It has been speculated/reported that this is a naturally occurring down year in the local Snowshoe Hare population. As evidence for this, there have been multiple sightings of Lynx in residential areas here in Kamloops this winter. Although there are healthy Lynx numbers in the hills around Kamloops (based on camera trapping), it is unusual for them to wander into town. Lynx usually feed on Snowshoe Hare so when their numbers drop, they will appear in unusual places feeding on unusual prey. At least two other Lynx have been caught in residential areas and taken to the BC Wildlife Park this winter because of where they were and what they were doing. Both were released after being treated for minor health issues I believe. Then one day people were in a local park feeding ducks when a Canada Lynx suddenly darted out of a nearby hedge and grabbed one of the ducks. You can imagine the emotions of those in the area after such an incident. Probably everything from fear to excitement. Soon a crown gathered and the news began to spread. Curious passers by and photographers began to gather at this location as it became clear this individual had found a reliable food source and wasn’t leaving any time soon. On one occasion, at least a couple weeks after the initial sighting, someone got a video of another successful duck grab and soon it was making the social media rounds. As a precaution, Conservation Officers visited the site and put up some yellow tape around an area where it likes to lay down to keep photographers from venturing too close to it. Yesterday morning, I stopped by and was able to find it snoozing in some brush. Usually it is hidden and difficult to photograph but it has taken strolls around from time to time. It also has spent a lot of time in a stalking position watching the nearby ducks, perhaps waiting for one to get within a certain range where it feels it can be successful.
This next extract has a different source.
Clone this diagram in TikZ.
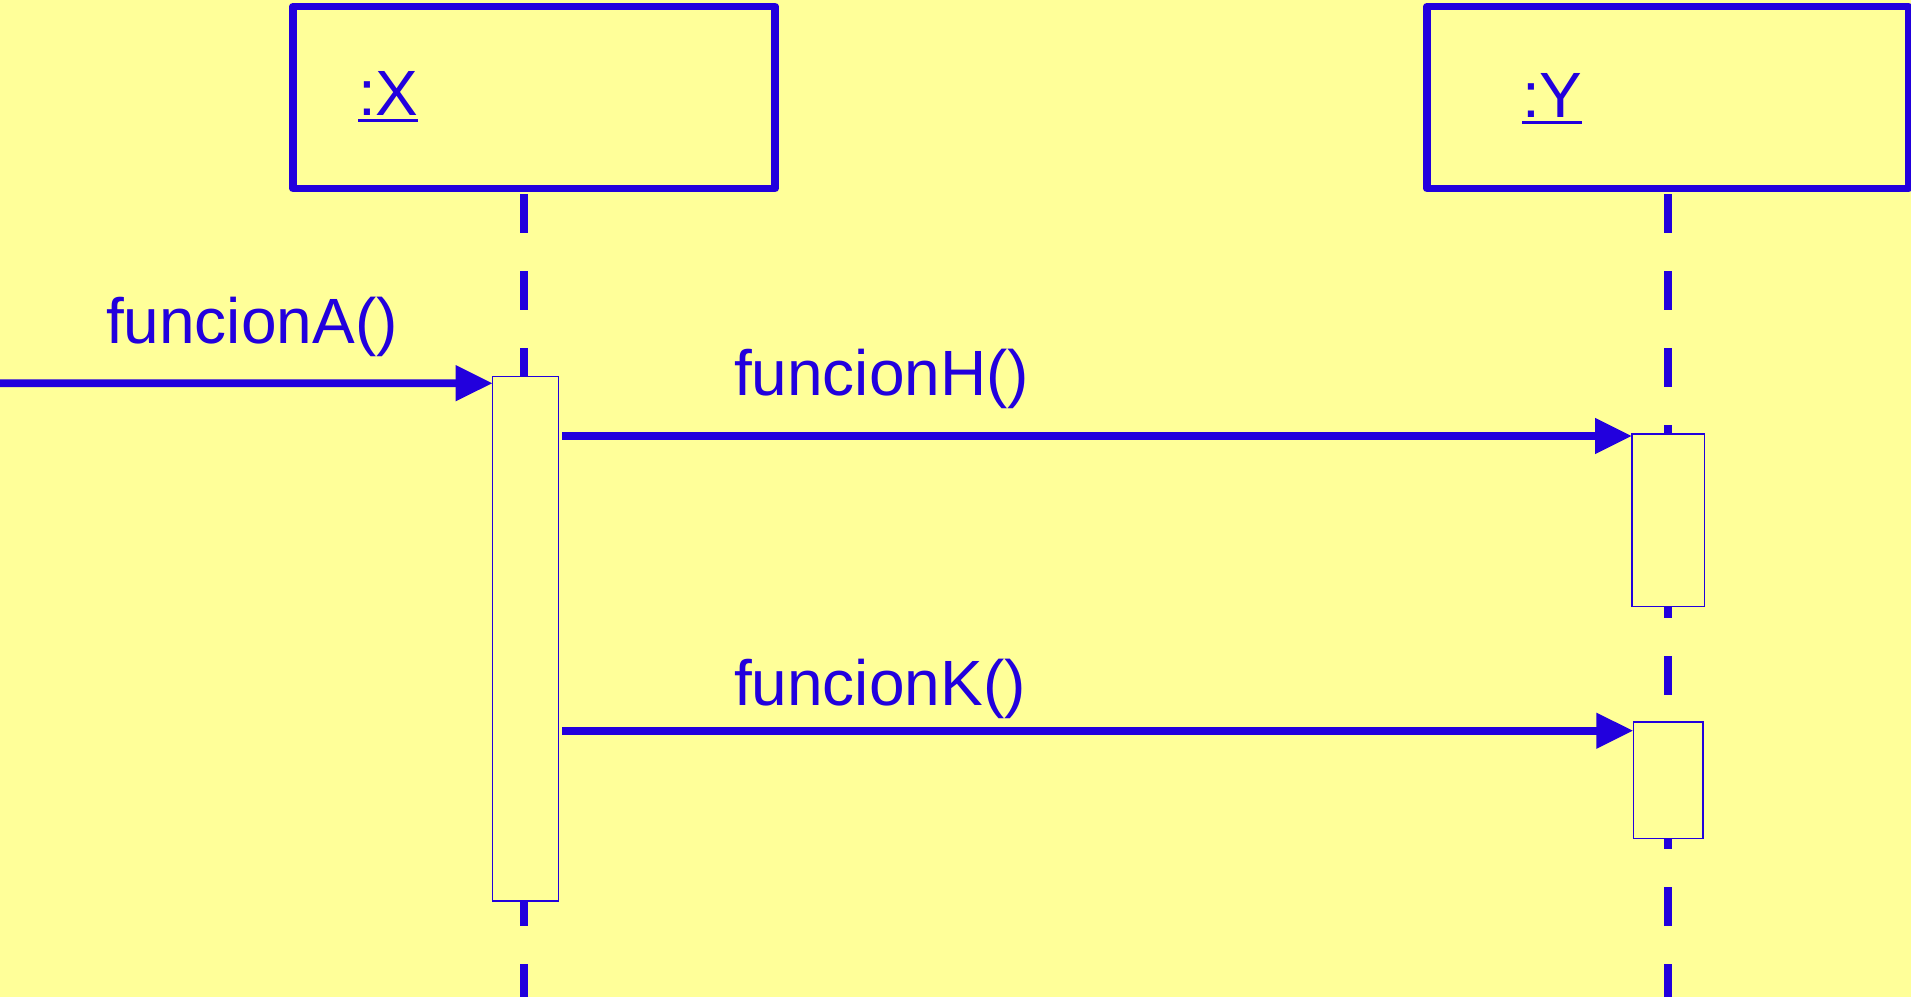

This rare opportunity to see a Lynx and possibly get some good photos has, of course, attracted many. You are almost guaranteed to see it as of right now, almost like paying to go to a zoo/wildlife park and looking for it in its enclosure. Personally, I have enjoyed being there several times and just watching it while hoping for a chance to get a picture.
This has been (and continues to be) an interesting case study of what happens when people interact with a wild animal. The Lynx is obviously hanging around this area of a city park because there are a group of mallards that are easy targets. They are easy targets because people feed them. People usually feed them at the same spot so the ducks are loyal to that area. There is a sign at that area telling people not to feed the wildlife with a photo of a mallard on it but people have been feeding ducks there for years. Of course if people didn’t feed ducks there the Lynx wouldn’t be there now. I don’t think anything above is an opinion or could be argued.
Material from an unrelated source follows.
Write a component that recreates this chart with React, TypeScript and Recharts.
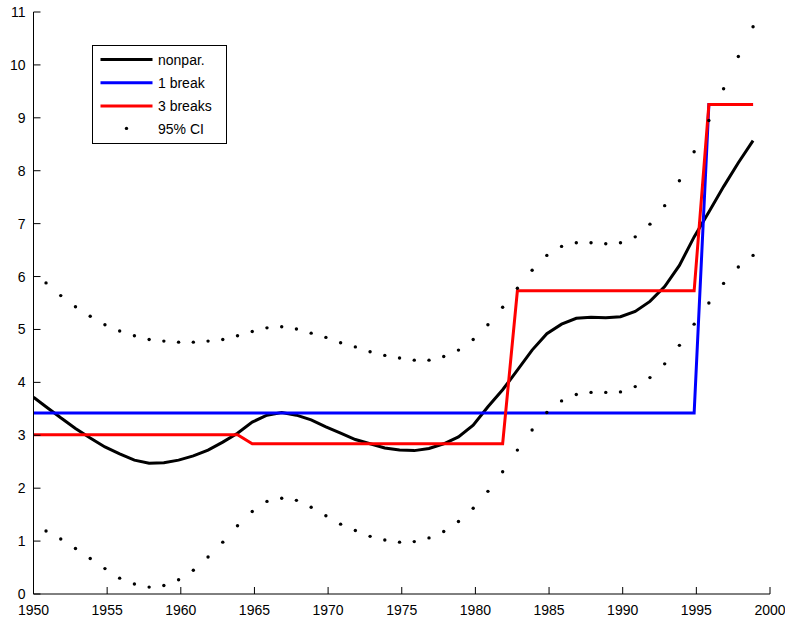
import React from 'react';
import { ComposedChart, Line, XAxis, YAxis, Legend } from 'recharts';

// Confidence band (dotted), one point per year
const ciYears = [1951, 1952, 1953, 1954, 1955, 1956, 1957, 1958, 1959, 1960, 1961, 1962, 1963, 1964, 1965, 1966, 1967, 1968, 1969, 1970, 1971, 1972, 1973, 1974, 1975, 1976, 1977, 1978, 1979, 1980, 1981, 1982, 1983, 1984, 1985, 1986, 1987, 1988, 1989, 1990, 1991, 1992, 1993, 1994, 1995, 1996, 1997, 1998, 1999];
const ciUpper = [5.88, 5.64, 5.43, 5.25, 5.09, 4.97, 4.88, 4.81, 4.78, 4.76, 4.76, 4.78, 4.81, 4.88, 4.96, 5.03, 5.05, 5.01, 4.93, 4.85, 4.75, 4.67, 4.58, 4.51, 4.46, 4.42, 4.42, 4.49, 4.61, 4.81, 5.09, 5.42, 5.78, 6.12, 6.40, 6.57, 6.64, 6.64, 6.62, 6.64, 6.75, 6.99, 7.34, 7.81, 8.36, 8.95, 9.55, 10.16, 10.72];
const ciLower = [1.19, 1.04, 0.86, 0.67, 0.48, 0.30, 0.19, 0.13, 0.16, 0.27, 0.45, 0.70, 0.98, 1.29, 1.56, 1.75, 1.81, 1.77, 1.64, 1.48, 1.32, 1.20, 1.09, 1.02, 0.98, 0.99, 1.06, 1.18, 1.37, 1.62, 1.94, 2.31, 2.72, 3.10, 3.43, 3.65, 3.77, 3.81, 3.81, 3.82, 3.92, 4.09, 4.35, 4.70, 5.10, 5.50, 5.87, 6.18, 6.40];

// Nonparametric estimate
const npYears = [1950, 1951, 1952, 1953, 1954, 1955, 1956, 1957, 1958, 1959, 1960, 1961, 1962, 1963, 1964, 1965, 1966, 1967, 1968, 1969, 1970, 1971, 1972, 1973, 1974, 1975, 1976, 1977, 1978, 1979, 1980, 1981, 1982, 1983, 1984, 1985, 1986, 1987, 1988, 1989, 1990, 1991, 1992, 1993, 1994, 1995, 1996, 1997, 1998, 1999];
const npValues = [3.72, 3.54, 3.33, 3.13, 2.95, 2.78, 2.65, 2.53, 2.47, 2.48, 2.53, 2.61, 2.72, 2.87, 3.04, 3.25, 3.38, 3.43, 3.38, 3.29, 3.16, 3.04, 2.92, 2.84, 2.76, 2.72, 2.71, 2.75, 2.84, 2.97, 3.19, 3.54, 3.86, 4.23, 4.61, 4.92, 5.10, 5.21, 5.23, 5.22, 5.24, 5.34, 5.53, 5.81, 6.21, 6.75, 7.22, 7.70, 8.15, 8.57];

// 1 break model
const oneBreakYears = [1950, 1995, 1996, 1999];
const oneBreakValues = [3.42, 3.42, 9.25, 9.25];

// 3 breaks model
const threeBreakYears = [1950, 1964, 1965, 1982, 1983, 1995, 1996, 1999];
const threeBreakValues = [3.01, 3.01, 2.84, 2.84, 5.73, 5.73, 9.25, 9.25];

const xTicks = [1950, 1955, 1960, 1965, 1970, 1975, 1980, 1985, 1990, 1995, 2000];
const yTicks = [0, 1, 2, 3, 4, 5, 6, 7, 8, 9, 10, 11];

const legendLabels = ['nonpar.', '1 break', '3 breaks', '95% CI'];

const X_SHIFT = -0.15; // sampling points sit slightly before the integer year
const sx = (y: number) => (y === 1950 ? y : y + X_SHIFT);

const ciData = ciYears.map((y, i) => ({ x: sx(y), up: ciUpper[i], lo: ciLower[i] }));
const npData = npYears.map((y, i) => ({ x: sx(y), v: npValues[i] }));
const oneData = oneBreakYears.map((y, i) => ({ x: sx(y), v: oneBreakValues[i] }));
const threeData = threeBreakYears.map((y, i) => ({ x: sx(y), v: threeBreakValues[i] }));

const FONT = '"Liberation Sans", Arial, Helvetica, sans-serif';

const XTick = (props: any) => {
  const { x, y, payload } = props;
  return (
    <g>
      <line x1={x} y1={y} x2={x} y2={y - 7} stroke="#000" strokeWidth={1} />
      <text x={x} y={y + 21} textAnchor="middle" fontFamily={FONT} fontSize={14} fill="#000">
        {payload.value}
      </text>
    </g>
  );
};

const YTick = (props: any) => {
  const { x, y, payload } = props;
  return (
    <g>
      <line x1={x} y1={y} x2={x + 7} y2={y} stroke="#000" strokeWidth={1} />
      <text x={x - 8} y={y} dy="0.36em" textAnchor="end" fontFamily={FONT} fontSize={14} fill="#000">
        {payload.value}
      </text>
    </g>
  );
};

const colors = ['#000000', '#0000ff', '#ff0000'];

const renderLegend = () => (
  <div
    style={{
      width: 135,
      height: 99,
      border: '1px solid #000',
      background: '#fff',
      boxSizing: 'border-box',
    }}
  >
    <svg width={133} height={97} style={{ display: 'block' }}>
      {legendLabels.map((label, i) => {
        const cy = 13.5 + i * 23.3;
        return (
          <g key={label}>
            {i < 3 ? (
              <line x1={7.5} y1={cy} x2={59.5} y2={cy} stroke={colors[i]} strokeWidth={3} />
            ) : (
              <circle cx={33.5} cy={cy - 1} r={1.7} fill="#000" />
            )}
            <text x={65} y={cy} dy="0.36em" fontFamily={FONT} fontSize={14} fill="#000">
              {label}
            </text>
          </g>
        );
      })}
    </svg>
  </div>
);

export default function App() {
  return (
    <div style={{ position: 'absolute', left: 0, top: 0, background: '#fff' }}>
      <ComposedChart
        width={785}
        height={624}
        margin={{ top: 12, right: 15, left: 0, bottom: 0 }}
      >
        <XAxis
          type="number"
          dataKey="x"
          domain={[1950, 2000]}
          ticks={xTicks}
          allowDataOverflow
          height={30}
          tickSize={0}
          tickMargin={0}
          tickLine={false}
          axisLine={{ stroke: '#000', strokeWidth: 1 }}
          tick={<XTick />}
          interval={0}
        />
        <YAxis
          type="number"
          domain={[0, 11]}
          ticks={yTicks}
          allowDataOverflow
          width={33.5}
          tickSize={0}
          tickMargin={0}
          tickLine={false}
          axisLine={{ stroke: '#000', strokeWidth: 1 }}
          tick={<YTick />}
          interval={0}
        />
        <Legend
          layout="vertical"
          align="center"
          verticalAlign="middle"
          wrapperStyle={{ left: 92, top: 45, width: 135, height: 99 }}
          content={renderLegend}
        />
        <Line data={npData} dataKey="v" type="linear" stroke="#000" strokeWidth={3} dot={false} isAnimationActive={false} name="nonpar." />
        <Line data={oneData} dataKey="v" type="linear" stroke="#0000ff" strokeWidth={3} dot={false} isAnimationActive={false} name="1 break" />
        <Line data={threeData} dataKey="v" type="linear" stroke="#ff0000" strokeWidth={3} dot={false} isAnimationActive={false} name="3 breaks" />
        <Line data={ciData} dataKey="up" stroke="none" dot={{ r: 1.7, fill: '#000', stroke: 'none' }} activeDot={false} isAnimationActive={false} name="95% CI" legendType="none" />
        <Line data={ciData} dataKey="lo" stroke="none" dot={{ r: 1.7, fill: '#000', stroke: 'none' }} activeDot={false} isAnimationActive={false} name="95% CI lower" legendType="none" />
      </ComposedChart>
    </div>
  );
}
The difference of opinion comes in when we look at how people react to this. These reactions are usually based on personal experience. If someone has seen or heard about photographers harassing wildlife in the past (and there are plenty of examples of this), assumptions will be made that this is happening in this case as well. These types of people, though they may be photographers themselves, will view others at the Lynx site with suspicion until proven innocent. They will also advise people walking past with dogs that this is a dog-free park, fulfilling their social responsibility. Photographers who rarely or never ask themselves if they are harassing wildlife will jump into a photo opportunity such as this with both feet and not look back. These types of people will even bait the mallards close to where they know the Lynx is just to try to get the perfect photo of a kill in progress of the immediate aftermath. The shot is everything. People passing by on their daily exercise will have a brief look and usually give an opinion about the cuteness of the animal. Those in the position of wildlife management and/or education (Conservation Officers and Wildsafe BC in this case) will give the media some headlines/soundbites such as “We’re monitoring the situation” or “we’re concerned about ….” or “the welfare of the animal is our priority” when someone reaches out to them for a story. There are also those who would call themselves (or at least speak like they are) experts on Lynx behaviour declaring that the animal is stressed or not acting normally. This may be true, but what a great place for a Lynx to not act normally!
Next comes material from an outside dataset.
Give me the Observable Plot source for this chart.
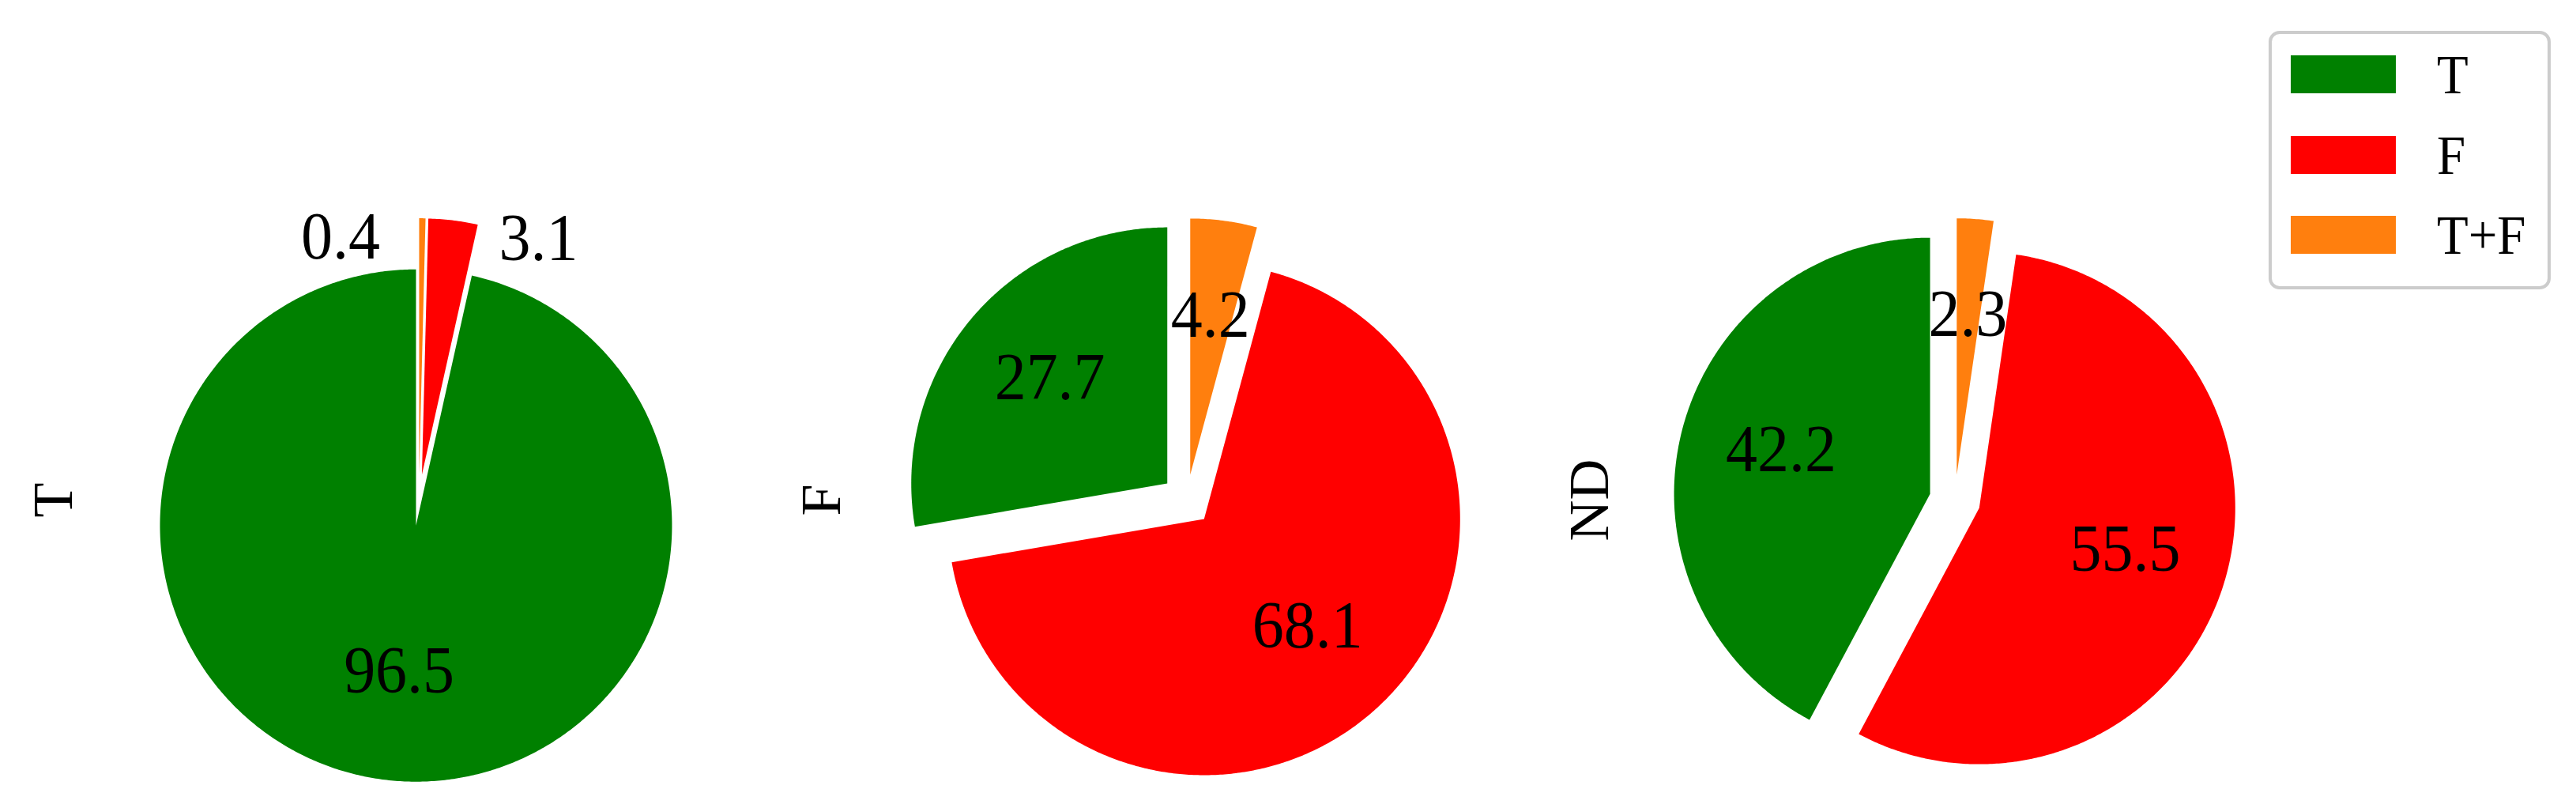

In the end, it has become a very special opportunity for people who don’t usually see Canadian Lynx to see one. A good friend of mine recently mentioned that maybe this Lynx could be a hook to draw more people into appreciating nature and becoming a nature lover. It has certainly grabbed the attention of the local community and others. As of this morning, it’s still there, laying directly in front of the platform where most photographers gather.